For Edes and those like him, this isn’t just about golf. It’s about chicken and beer. It’s about coming into Spring Training in what they feel is less than optimal shape, and then making assumptions about his future performance. (Interestingly enough, they give free passes to other, nicer, friendlier people.) It’s about Beckett’s surly reputation, and his distrust of the media. I can’t say this with any certainty because I’m not in his head, but Edes doesn’t seem to like Beckett all that much. That’s fine. The problem is that it clouds his objectivity and ability to report the facts. My question is this: If an identical situation (from start to finish) happened to media friendly players like Dustin Pedroia, David Ortiz, or even Jon Lester; would anyone care? Would Edes and others be talking about their commitment, dedication, or values? Of course not. They’d get a free pass, and we’d never hear about it again.

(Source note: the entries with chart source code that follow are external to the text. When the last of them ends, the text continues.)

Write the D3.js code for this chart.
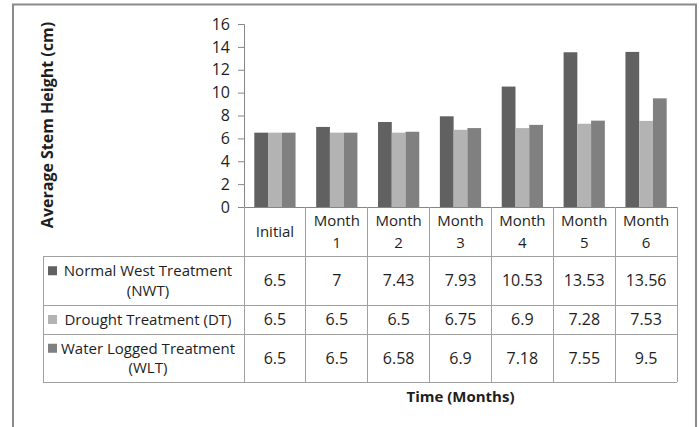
<!DOCTYPE html>
<html>
<head>
<meta charset="utf-8">
<script src="https://cdn.jsdelivr.net/npm/d3@7"></script>
<style>
  html, body { margin: 0; padding: 0; background: #fff; }
  svg { display: block; }
  text { font-family: "Open Sans", Lato, sans-serif; fill: #1e1e1e; }
</style>
</head>
<body>
<svg id="chart" width="699" height="427"></svg>
<script>
// ---- data ----
const categories = ["Initial", "Month 1", "Month 2", "Month 3", "Month 4", "Month 5", "Month 6"];
const headerLines = [["Initial"], ["Month", "1"], ["Month", "2"], ["Month", "3"], ["Month", "4"], ["Month", "5"], ["Month", "6"]];
const seriesNames = ["Normal West Treatment (NWT)", "Drought Treatment (DT)", "Water Logged Treatment (WLT)"];
const seriesLabelLines = [["Normal West Treatment", "(NWT)"], ["Drought Treatment (DT)"], ["Water Logged Treatment", "(WLT)"]];
const nwt = [6.5, 7, 7.43, 7.93, 10.53, 13.53, 13.56];
const dt = [6.5, 6.5, 6.5, 6.75, 6.9, 7.28, 7.53];
const wlt = [6.5, 6.5, 6.58, 6.9, 7.18, 7.55, 9.5];
const yTicks = [0, 2, 4, 6, 8, 10, 12, 14, 16];
const seriesColors = ["#616161", "#b3b3b3", "#808080"];
const yTitle = "Average Stem Height (cm)";
const xTitle = "Time (Months)";

const seriesValues = [nwt, dt, wlt];
const tableValueText = [
  ["6.5", "7", "7.43", "7.93", "10.53", "13.53", "13.56"],
  ["6.5", "6.5", "6.5", "6.75", "6.9", "7.28", "7.53"],
  ["6.5", "6.5", "6.58", "6.9", "7.18", "7.55", "9.5"]
];

// ---- layout ----
const svg = d3.select("#chart");
const plotLeft = 244, plotRight = 677, plotTop = 24, plotBottom = 207;
const tableLeft = 43;
const rowEdges = [207, 256, 305, 334, 382];
const lineColor = "#a0a0a0";
const axisColor = "#868686";

// outer frame
svg.append("rect")
  .attr("x", 13).attr("y", 4.5).attr("width", 683).attr("height", 440)
  .attr("fill", "none").attr("stroke", "#8a8a8a").attr("stroke-width", 2);

const x = d3.scaleBand().domain(categories).range([plotLeft, plotRight]).padding(0);
const bw = x.bandwidth();
const barW = bw / 4.5;
const xs = d3.scaleBand().domain(seriesNames)
  .range([bw * 0.75 / 4.5, bw * 0.75 / 4.5 + 3 * barW]).padding(0);
const y = d3.scaleLinear().domain([0, 16]).range([plotBottom, plotTop]);

// y axis
const yAxis = d3.axisLeft(y).tickValues(yTicks).tickSize(6).tickPadding(8).tickFormat(d3.format("d"));
const gy = svg.append("g").attr("transform", `translate(${plotLeft},0)`).call(yAxis);
gy.select(".domain").attr("stroke", axisColor);
gy.selectAll(".tick line").attr("stroke", axisColor);
gy.selectAll(".tick text").style("font-size", "16px").style("font-family", "'Open Sans', sans-serif").attr("fill", "#1e1e1e");

// bars
const groups = svg.append("g").selectAll("g")
  .data(categories).join("g")
  .attr("transform", d => `translate(${x(d)},0)`);
groups.selectAll("rect")
  .data((c, i) => seriesNames.map((s, k) => ({ s, k, v: seriesValues[k][i] })))
  .join("rect")
  .attr("x", d => xs(d.s))
  .attr("y", d => y(d.v))
  .attr("width", xs.bandwidth())
  .attr("height", d => y(0) - y(d.v))
  .attr("fill", d => seriesColors[d.k]);

// data table lines
const tl = svg.append("g").attr("stroke", lineColor).attr("stroke-width", 1).attr("shape-rendering", "crispEdges");
tl.append("line").attr("x1", plotLeft).attr("x2", plotRight).attr("y1", rowEdges[0]).attr("y2", rowEdges[0]).attr("stroke", axisColor);
rowEdges.slice(1).forEach(ry => {
  tl.append("line").attr("x1", tableLeft).attr("x2", plotRight).attr("y1", ry).attr("y2", ry);
});
const vx = categories.map(c => x(c)).concat([plotRight]);
vx.forEach(v => {
  tl.append("line").attr("x1", v).attr("x2", v).attr("y1", rowEdges[0]).attr("y2", rowEdges[4]);
});
tl.append("line").attr("x1", tableLeft).attr("x2", tableLeft).attr("y1", rowEdges[1]).attr("y2", rowEdges[4]);

// header text
const fsText = 15;
const fsNum = 16;
categories.forEach((c, i) => {
  const lines = headerLines[i];
  const cx = x(c) + bw / 2;
  const cy = (rowEdges[0] + rowEdges[1]) / 2;
  const lh = 21.5;
  lines.forEach((ln, j) => {
    svg.append("text")
      .attr("x", cx)
      .attr("y", cy + (j - (lines.length - 1) / 2) * lh)
      .attr("dy", "0.36em")
      .attr("text-anchor", "middle")
      .style("font-size", fsText + "px")
      .text(ln);
  });
});

// values + legend labels
seriesNames.forEach((s, k) => {
  const cy = (rowEdges[k + 1] + rowEdges[k + 2]) / 2;
  categories.forEach((c, i) => {
    svg.append("text")
      .attr("x", x(c) + bw / 2)
      .attr("y", cy)
      .attr("dy", "0.36em")
      .attr("text-anchor", "middle")
      .style("font-size", fsNum + "px")
      .text(tableValueText[k][i]);
  });
  const lines = seriesLabelLines[k];
  const lh = 19.5;
  const firstY = cy - (lines.length - 1) / 2 * lh;
  svg.append("rect")
    .attr("x", 48).attr("y", firstY - 4.5).attr("width", 9).attr("height", 9)
    .attr("fill", seriesColors[k]);
  lines.forEach((ln, j) => {
    svg.append("text")
      .attr("x", 148)
      .attr("y", firstY + j * lh)
      .attr("dy", "0.36em")
      .attr("text-anchor", "middle")
      .style("font-size", fsText + "px")
      .text(ln);
  });
});

// axis titles
svg.append("text")
  .attr("transform", `translate(47,125) rotate(-90)`)
  .attr("text-anchor", "middle")
  .attr("dy", "0.36em")
  .style("font-size", "16px").style("font-weight", "bold")
  .text(yTitle);
svg.append("text")
  .attr("x", (plotLeft + plotRight) / 2)
  .attr("y", 397)
  .attr("dy", "0.36em")
  .attr("text-anchor", "middle")
  .style("font-size", "15px").style("font-weight", "bold")
  .text(xTitle);
</script>
</body>
</html>
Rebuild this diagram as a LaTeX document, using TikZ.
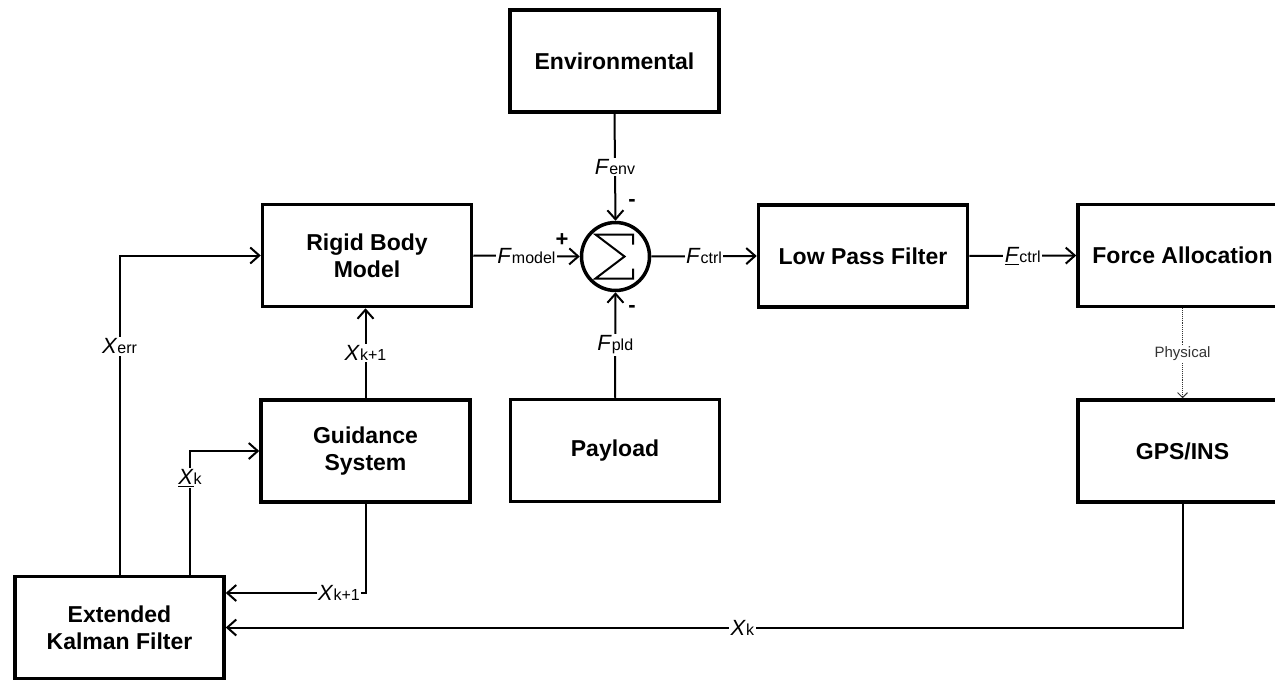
\documentclass[tikz,border=0pt]{standalone}
\usepackage{fontspec}
\setmainfont{Liberation Sans}
\usetikzlibrary{arrows.meta}
\newcommand\sublbl[2]{\textit{#1}{\fontsize{16}{18}\selectfont #2}}
\begin{document}
\begin{tikzpicture}[x=1pt,y=-1pt,
  block/.style={draw, line width=3.5pt, minimum width=209pt, minimum height=102pt,
    font=\fontsize{23}{27}\selectfont\bfseries, align=center, inner sep=0pt},
  conn/.style={line width=2pt, -{Straight Barb[length=9pt,width=16pt,line width=2pt]}},
  lbl/.style={fill=white, inner sep=1.5pt, font=\fontsize{22}{24}\selectfont},
  sign/.style={inner sep=0pt, font=\fontsize{22}{24}\selectfont\bfseries},
  phys/.style={line width=0.9pt, densely dotted, draw=black!80,
    -{Straight Barb[length=5pt,width=10pt,line width=0.9pt]}},
]
\useasboundingbox (0,0) rectangle (1275,682);
\clip (0,0) rectangle (1275,682);

% blocks
\node[block] (env)   at (614.5,61)   {Environmental};
\node[block] (rigid) at (367,255.5)  {Rigid Body\\Model};
\node[block] (lpf)   at (863,256)    {Low Pass Filter};
\node[block] (force) at (1182.5,255.5) {Force Allocation};
\node[block] (guid)  at (365.5,451)  {Guidance\\System};
\node[block] (pay)   at (615,450.5)  {Payload};
\node[block] (gps)   at (1182.5,451) {GPS/INS};
\node[block] (ekf)   at (119.5,627.5) {Extended\\Kalman Filter};

% summing junction
\node[draw, circle, line width=3.5pt, minimum size=68pt, inner sep=0pt] (sum) at (615.5,256.5) {};
\draw[line width=2pt, line join=miter] ([shift={(17.5,-12)}]sum.center) -- ([shift={(17.5,-22)}]sum.center)
  -- ([shift={(-20,-22)}]sum.center) -- ([shift={(9,0)}]sum.center)
  -- ([shift={(-20,22)}]sum.center) -- ([shift={(17.5,22)}]sum.center)
  -- ([shift={(17.5,12)}]sum.center);

\node[sign] (plus)  at (562,240) {+};
\node[sign] (mtop)  at (632,203) {-};
\node[sign] (mbot)  at (632,309) {-};

% connectors
\draw[conn] (rigid.east) -- node[lbl] {\sublbl{F}{model}} (sum.west);
\draw[conn] (sum.east) -- node[lbl] {\sublbl{F}{ctrl}} (lpf.west);
\draw[conn] (lpf.east) -- node[lbl] {\underline{\textit{F}}{\fontsize{16}{18}\selectfont ctrl}} (force.west);
\draw[conn] (env.south) -- node[lbl] {\sublbl{F}{env}} (sum.north);
\draw[conn] (pay.north) -- node[lbl] {\sublbl{F}{pld}} (sum.south);
\draw[conn] (guid.north) -- node[lbl] {\sublbl{X}{k+1}} (guid.north |- rigid.south);

\draw[conn] (ekf.north) -- node[lbl, pos=0.715] {\sublbl{X}{err}} (ekf.north |- rigid.west) -- (rigid.west);

\coordinate (ekfk) at ([xshift=70.5pt]ekf.north);
\draw[conn] (ekfk) -- node[lbl, pos=0.78] {\underline{\textit{X}}{\fontsize{16}{18}\selectfont k}} (ekfk |- guid.west) -- (guid.west);

\coordinate (ekfin) at ([yshift=34.5pt]ekf.east);
\draw[conn] (guid.south) -- (guid.south |- ekfin) -- node[lbl, pos=0.19] {\sublbl{X}{k+1}} (ekfin);

\draw[conn] (gps.south) -- (gps.south |- ekf.east) -- node[lbl, pos=0.46] {\sublbl{X}{k}} (ekf.east);

\draw[phys] (force.south) -- node[fill=white, inner sep=1.5pt, font=\fontsize{15}{17}\selectfont, text=black!80] {Physical} (gps.north);
\end{tikzpicture}
\end{document}
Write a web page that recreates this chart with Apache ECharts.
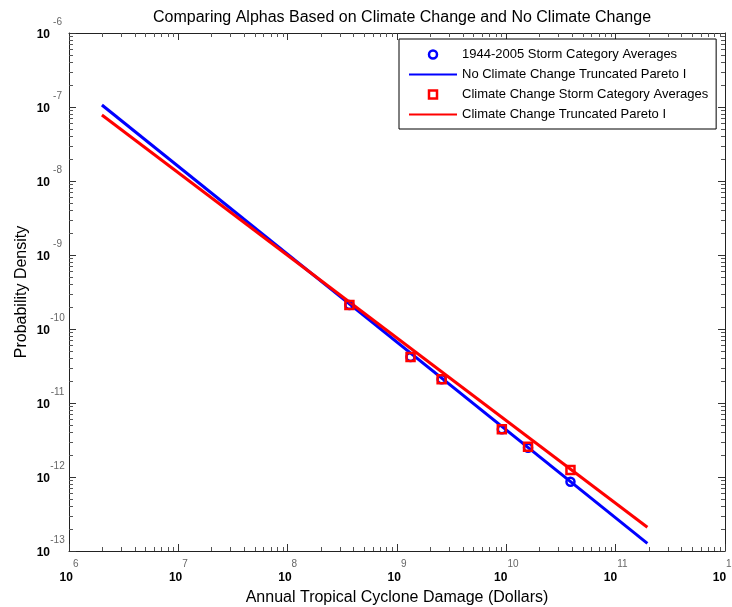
<!DOCTYPE html>
<html>
<head>
<meta charset="utf-8">
<script src="https://cdn.jsdelivr.net/npm/echarts@6/dist/echarts.min.js"></script>
<style>html,body{margin:0;padding:0;background:#fff}#c{width:732px;height:607px}</style>
</head>
<body>
<div id="c"></div>
<script>
// ---- data ----
const catX   = [3.67e8, 1.33e9, 2.56e9, 9.10e9, 1.58e10, 3.86e10];
const histY  = [2.11e-10, 4.19e-11, 2.09e-11, 4.42e-12, 2.49e-12, 8.63e-13];
const ccY    = [2.11e-10, 4.19e-11, 2.09e-11, 4.42e-12, 2.56e-12, 1.245e-12];
const fitX   = [2.0e6, 1.95e11];
const noCCFitY = [1.064e-7, 1.27e-13];
const ccFitY   = [7.80e-8, 2.09e-13];
const xExps = [6, 7, 8, 9, 10, 11, 12];
const yExps = [-13, -12, -11, -10, -9, -8, -7, -6];
const seriesNames = [
  '1944-2005 Storm Category Averages',
  'No Climate Change Truncated Pareto I',
  'Climate Change Storm Category Averages',
  'Climate Change Truncated Pareto I'
];
const title = 'Comparing Alphas Based on Climate Change and No Climate Change';
const xName = 'Annual Tropical Cyclone Damage (Dollars)';
const yName = 'Probability Density';

const FONT = '"Liberation Sans", Arial, Helvetica, sans-serif';
const BLUE = '#0000ff', RED = '#ff0000';
const xMin = Math.pow(10, xExps[0]), xMax = Math.pow(10, xExps[xExps.length - 1]);
const yMin = Math.pow(10, yExps[0]), yMax = Math.pow(10, yExps[yExps.length - 1]);

function zipXY(xs, ys) { return xs.map((x, i) => [x, ys[i]]); }
function expOf(v) { return Math.round(Math.log10(v)); }

// minor tick positions (k * 10^n, k = 2..9)
const xMinor = [], yMinor = [];
for (let n = xExps[0]; n < xExps[xExps.length - 1]; n++)
  for (let k = 2; k <= 9; k++) xMinor.push([k * Math.pow(10, n), yMin]);
for (let n = yExps[0]; n < yExps[yExps.length - 1]; n++)
  for (let k = 2; k <= 9; k++) yMinor.push([xMin, k * Math.pow(10, n)]);

const chart = echarts.init(document.getElementById('c'), null, {renderer: 'canvas'});

const tickColor = '#333';
const axisCommon = {
  type: 'log', logBase: 10,
  axisLine: {show: true, onZero: false, lineStyle: {color: '#222', width: 1}},
  axisTick: {show: true, inside: true, length: 7, lineStyle: {color: tickColor}},
  splitLine: {show: false},
  minorTick: {show: false}
};
const HOLLOW = 'rgba(0,0,0,0)';

const option = {
  backgroundColor: '#fff',
  animation: false,
  title: {
    text: title, left: 397, top: 5, textAlign: 'center',
    textStyle: {fontFamily: FONT, fontSize: 16, fontWeight: 'normal', color: '#000'}
  },
  legend: {
    orient: 'vertical', left: 399, top: 39,
    padding: [9, 8, 8, 9], itemGap: 7, itemWidth: 48, itemHeight: 8,
    borderColor: '#000', borderWidth: 1, backgroundColor: '#fff',
    textStyle: {fontFamily: FONT, fontSize: 13, lineHeight: 12, color: '#000'},
    data: [
      {name: seriesNames[0], icon: 'circle', itemStyle: {color: HOLLOW, borderColor: BLUE, borderWidth: 2.5}},
      {name: seriesNames[1], itemStyle: {opacity: 0}},
      {name: seriesNames[2], icon: 'path://M0,0 L10,0 L10,10 L0,10 Z', itemStyle: {color: HOLLOW, borderColor: RED, borderWidth: 2.5}},
      {name: seriesNames[3], itemStyle: {opacity: 0}}
    ]
  },
  grid: {left: 69, right: 7, top: 33, bottom: 56, containLabel: false, outerBoundsMode: 'none'},
  xAxis: [
    Object.assign({}, axisCommon, {
      position: 'bottom', min: xMin, max: xMax,
      name: xName, nameLocation: 'middle', nameGap: 39,
      nameTextStyle: {fontFamily: FONT, fontSize: 16, color: '#000'},
      axisLabel: {
        show: true, margin: 14, showMinLabel: true, showMaxLabel: true,
        formatter: v => '{b|10}{e|' + expOf(v) + '}',
        rich: {
          b: {fontFamily: FONT, fontSize: 12, fontWeight: 'bold', color: '#000', lineHeight: 13, padding: [12, 0, 0, 0]},
          e: {fontFamily: FONT, fontSize: 10, color: '#666', lineHeight: 11, padding: [0, 0, 14, 0]}
        }
      }
    }),
    Object.assign({}, axisCommon, {
      position: 'top', min: xMin, max: xMax,
      axisLabel: {show: false}
    })
  ],
  yAxis: [
    Object.assign({}, axisCommon, {
      position: 'left', min: yMin, max: yMax,
      name: yName, nameLocation: 'middle', nameGap: 39, nameRotate: 90, nameMoveOverlap: false,
      nameTextStyle: {fontFamily: FONT, fontSize: 16, color: '#000'},
      axisLabel: {
        show: true, margin: 4, showMinLabel: true, showMaxLabel: true,
        formatter: v => '{b|10}{e|' + expOf(v) + '}',
        rich: {
          b: {fontFamily: FONT, fontSize: 12, fontWeight: 'bold', color: '#000', lineHeight: 13, padding: [11.5, 0, 7.5, 0]},
          e: {fontFamily: FONT, fontSize: 10, color: '#666', lineHeight: 11, width: 15, align: 'left', padding: [0, 0, 21, 0]}
        }
      }
    }),
    Object.assign({}, axisCommon, {
      position: 'right', min: yMin, max: yMax,
      axisLabel: {show: false}
    })
  ],
  series: [
    {
      name: seriesNames[0], type: 'scatter', data: zipXY(catX, histY),
      symbol: 'circle', symbolSize: 8, z: 4,
      itemStyle: {color: HOLLOW, borderColor: BLUE, borderWidth: 2.5, opacity: 1}
    },
    {
      name: seriesNames[1], type: 'line', data: zipXY(fitX, noCCFitY),
      showSymbol: false, symbol: 'none', z: 2,
      lineStyle: {color: BLUE, width: 3}, itemStyle: {color: BLUE}
    },
    {
      name: seriesNames[2], type: 'scatter', data: zipXY(catX, ccY),
      symbol: 'rect', symbolSize: 8, z: 5,
      itemStyle: {color: HOLLOW, borderColor: RED, borderWidth: 2.5, opacity: 1}
    },
    {
      name: seriesNames[3], type: 'line', data: zipXY(fitX, ccFitY),
      showSymbol: false, symbol: 'none', z: 3,
      lineStyle: {color: RED, width: 3}, itemStyle: {color: RED}
    },
    {
      name: 'xMinor', type: 'custom', silent: true, z: 1, data: xMinor,
      renderItem: function (params, api) {
        const v = api.value(0);
        const pb = api.coord([v, yMin]);
        const pt = api.coord([v, yMax]);
        const x = Math.round(pb[0]) + 0.5;
        return {type: 'group', children: [
          {type: 'line', shape: {x1: x, y1: pb[1], x2: x, y2: pb[1] - 4}, style: {stroke: '#555', lineWidth: 1}},
          {type: 'line', shape: {x1: x, y1: pt[1], x2: x, y2: pt[1] + 4}, style: {stroke: '#555', lineWidth: 1}}
        ]};
      }
    },
    {
      name: 'yMinor', type: 'custom', silent: true, z: 1, data: yMinor,
      renderItem: function (params, api) {
        const v = api.value(1);
        const pl = api.coord([xMin, v]);
        const pr = api.coord([xMax, v]);
        const y = Math.round(pl[1]) + 0.5;
        return {type: 'group', children: [
          {type: 'line', shape: {x1: pl[0], y1: y, x2: pl[0] + 4, y2: y}, style: {stroke: '#555', lineWidth: 1}},
          {type: 'line', shape: {x1: pr[0], y1: y, x2: pr[0] - 4, y2: y}, style: {stroke: '#555', lineWidth: 1}}
        ]};
      }
    }
  ]
};
chart.setOption(option);
</script>
</body>
</html>
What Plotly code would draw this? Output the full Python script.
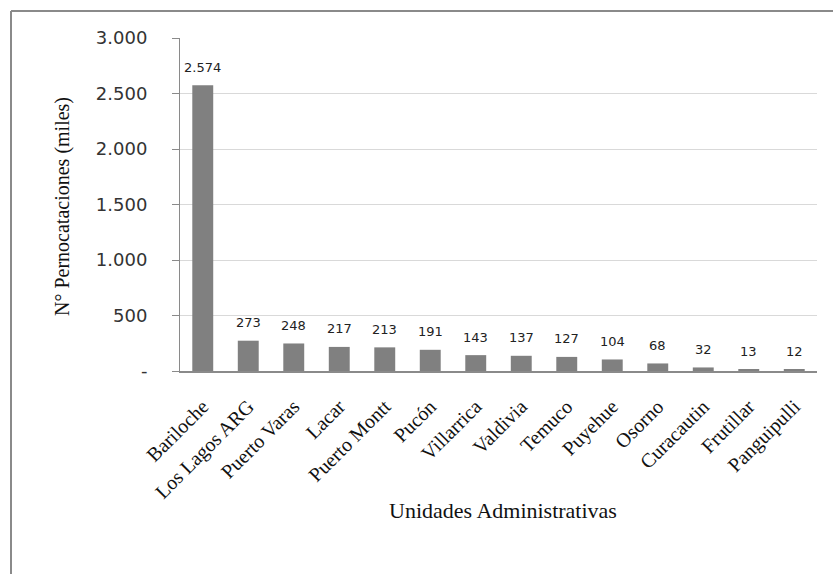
import plotly.graph_objects as go

categories = ["Bariloche", "Los Lagos ARG", "Puerto Varas", "Lacar", "Puerto Montt",
              "Pucón", "Villarrica", "Valdivia", "Temuco", "Puyehue", "Osorno",
              "Curacautin", "Frutillar", "Panguipulli"]
values = [2574, 273, 248, 217, 213, 191, 143, 137, 127, 104, 68, 32, 13, 12]
value_labels = ["2.574", "273", "248", "217", "213", "191", "143", "137", "127",
                "104", "68", "32", "13", "12"]
y_tickvals = [0, 500, 1000, 1500, 2000, 2500, 3000]
y_ticktext = ["-", "500", "1.000", "1.500", "2.000", "2.500", "3.000"]

W, H = 833, 574
L, R, T, B = 180, 16, 38, 203
pw, ph = W - L - R, H - T - B

fig = go.Figure()
fig.add_trace(go.Bar(
    x=categories, y=values,
    marker=dict(color="#808080", line=dict(width=0)),
    width=0.46,
    hoverinfo="x+y",
))

for c, v, t in zip(categories, values, value_labels):
    fig.add_annotation(x=c, y=v, text=t, showarrow=False, yshift=18,
                       yanchor="middle", xanchor="center",
                       font=dict(family="DejaVu Sans", size=13, color="#222"))

def px_x(px):
    return (px - L) / pw

def px_y(py):
    return (H - B - py) / ph

# outer border (left and top visible)
border = dict(color="#8a8a8a", width=2)
fig.add_shape(type="line", xref="paper", yref="paper",
              x0=px_x(11), y0=px_y(11), x1=px_x(840), y1=px_y(11), line=border)
fig.add_shape(type="line", xref="paper", yref="paper",
              x0=px_x(11), y0=px_y(11), x1=px_x(11), y1=px_y(580), line=border)

fig.add_annotation(xref="paper", yref="paper", x=px_x(62), y=px_y(207),
                   text="N° Pernocataciones (miles)", textangle=-90, showarrow=False,
                   xanchor="center", yanchor="middle",
                   font=dict(family="Liberation Serif", size=20, color="#111"))
fig.add_annotation(xref="paper", yref="paper", x=px_x(503), y=px_y(510),
                   text="Unidades Administrativas", showarrow=False,
                   xanchor="center", yanchor="middle",
                   font=dict(family="Liberation Serif", size=22, color="#111"))

fig.update_layout(
    width=W, height=H,
    margin=dict(l=L, r=R, t=T, b=B, pad=0, autoexpand=False),
    paper_bgcolor="white", plot_bgcolor="white",
    showlegend=False,
    xaxis=dict(
        type="category", tickangle=-45, automargin=False,
        tickfont=dict(family="Liberation Serif", size=20, color="#111"),
        ticklabelstandoff=14,
        showline=True, linecolor="#8a8a8a", linewidth=2,
        ticks="", showgrid=False,
    ),
    yaxis=dict(
        range=[0, 3000], tickvals=y_tickvals, ticktext=y_ticktext, automargin=False,
        tickfont=dict(family="DejaVu Sans", size=18, color="#333"),
        ticklabelstandoff=21,
        showline=True, linecolor="#8a8a8a", linewidth=1,
        ticks="outside", ticklen=7, tickcolor="#8a8a8a",
        showgrid=True, gridcolor="#d9d9d9", gridwidth=1,
        zeroline=False,
    ),
)

fig.write_html("out.html", config={"displayModeBar": False},
               post_script="document.body.style.margin='0';document.body.style.overflow='hidden';")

How about this one from the Boston Globe’s Tony Massorotti:
“So here’s the real question for Beckett today, amid all the obvious and well-deserved criticisms for how he has behaved and pitched of late: Do you even like what you do anymore, Josh? Do you? Or do you see your talent as some sort of needless burden?”
While Mazz asks a lot of questions here, he seems to miss the point entirely. How else is Beckett supposed to act? Anything he says or does will be questioned and vilified in the media. Why should he be nice and forthcoming if it’s only going to backfire on him later? This is an environment that was largely created by the Boston media questioning and making presumptions about Beckett’s motives and desires when they had no real insight to his psyche or thought processes. I’m not saying Beckett didn’t play a role in the image he’s created, but it has been blown far out of proportion, especially in recent months. The media’s role in that is impossible to downplay.
The problem is that the media seems to prefer all out character assassination to making rational arguments and identifying logical solutions. Why? It’s the same reason Fox News and MSNBC hire polorizing pundits to host “news” shows. It’s the same reason millions of people tune in to watch Jersey Shore. It’s sexy, drives traffic, and sells newspapers. We’re getting dangerously close to sports journalism turning into something far more sinister–tabloid journalism. It’s not about finding the truth, it’s about create sensational narratives. It’s about pointing fingers and placing blame. That’s not hard hitting journalism. That’s bushleague.
My issue with this whole situation is the visceral reaction and intellectual dishonesty that goes into such reporting. A reporter’s job is to report the news–not provide his spin. Beckett saw through their motives, and chose not to play their little game. As a result, he’s being punished.